Questo tema ci riporta, inevitabilmente, a Genova, tragicamentecolpita dai disastri idrogeologici e dalla vicenda del ponte Morandi. Sei stato più volte nel capoluogo ligure per una serie di iniziative sindacali. Cosa bisogna fare?

Intanto, bisogna far partire immediatamente i cantieri e poi possiamo fare la discussione sulla quantità delle risorse a disposizione: altrimenti, tra qualche anno, non solo non ci saranno tutte le risorse richieste, ma non avremo neanche un’opera realizzata. Questo non ce lo possiamo permettere. Genova, dunque, diventi un esempio per tutto il Paese: ovunque, partano subito le opere già finanziate e, a tale scopo, si utilizzino anche tutte le risorse europee. Dobbiamo mettere in sicurezza il territorio. Questa è la direzione giusta per creare occupazione e rilanciare l’economia del Paese.

 

Il 25 novembre, giornata internazionale per l’eliminazione della violenza contro le donne. Nei primi nove mesi del 2018 i femminicidi sono stati oltre 30. Una vergogna sociale…
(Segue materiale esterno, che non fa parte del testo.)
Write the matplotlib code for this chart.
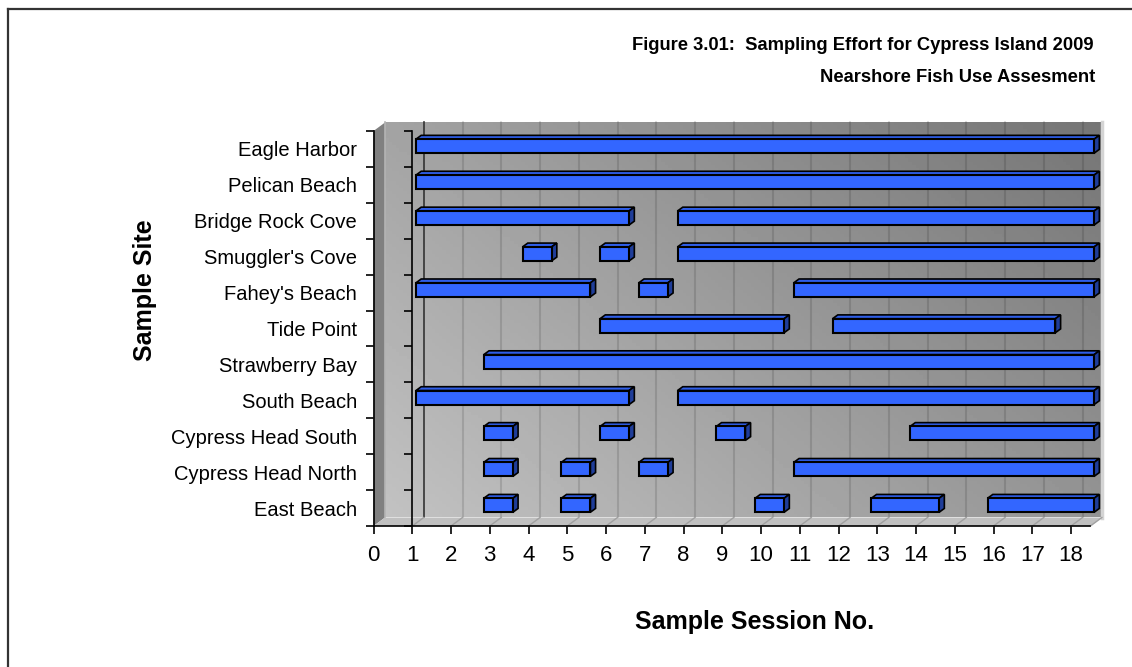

Ogni atto di violenza compiuto contro le donne, ovunque esso avvenga, oltre a essere un delitto gravissimo per l’uomo che lo ha compiuto, dovrebbe essere vissuto come una vergogna sociale per tutti. Se molte donne sono ancora vittime di violenza, infatti, parte della responsabilità è di tutti e in particolare di quegli uomini che non sono riusciti ad affermare la cultura del rispetto, del dialogo e della ricchezza della diversità di genere. Bisogna impegnarsi ancor di più per garantire la certezza della pena nei confronti degli autori di questi reati, ma anche per generare sin dalle scuole materne un’educazione a una convivenza rispettosa ed egualitaria, per assicurare alle donne diritti contrattuali di tutela e assistenza, per creare condizioni effettive di parità, di partecipazione e di autentica dignità nella vita privata e nel lavoro. Mai più violenza contro le donne.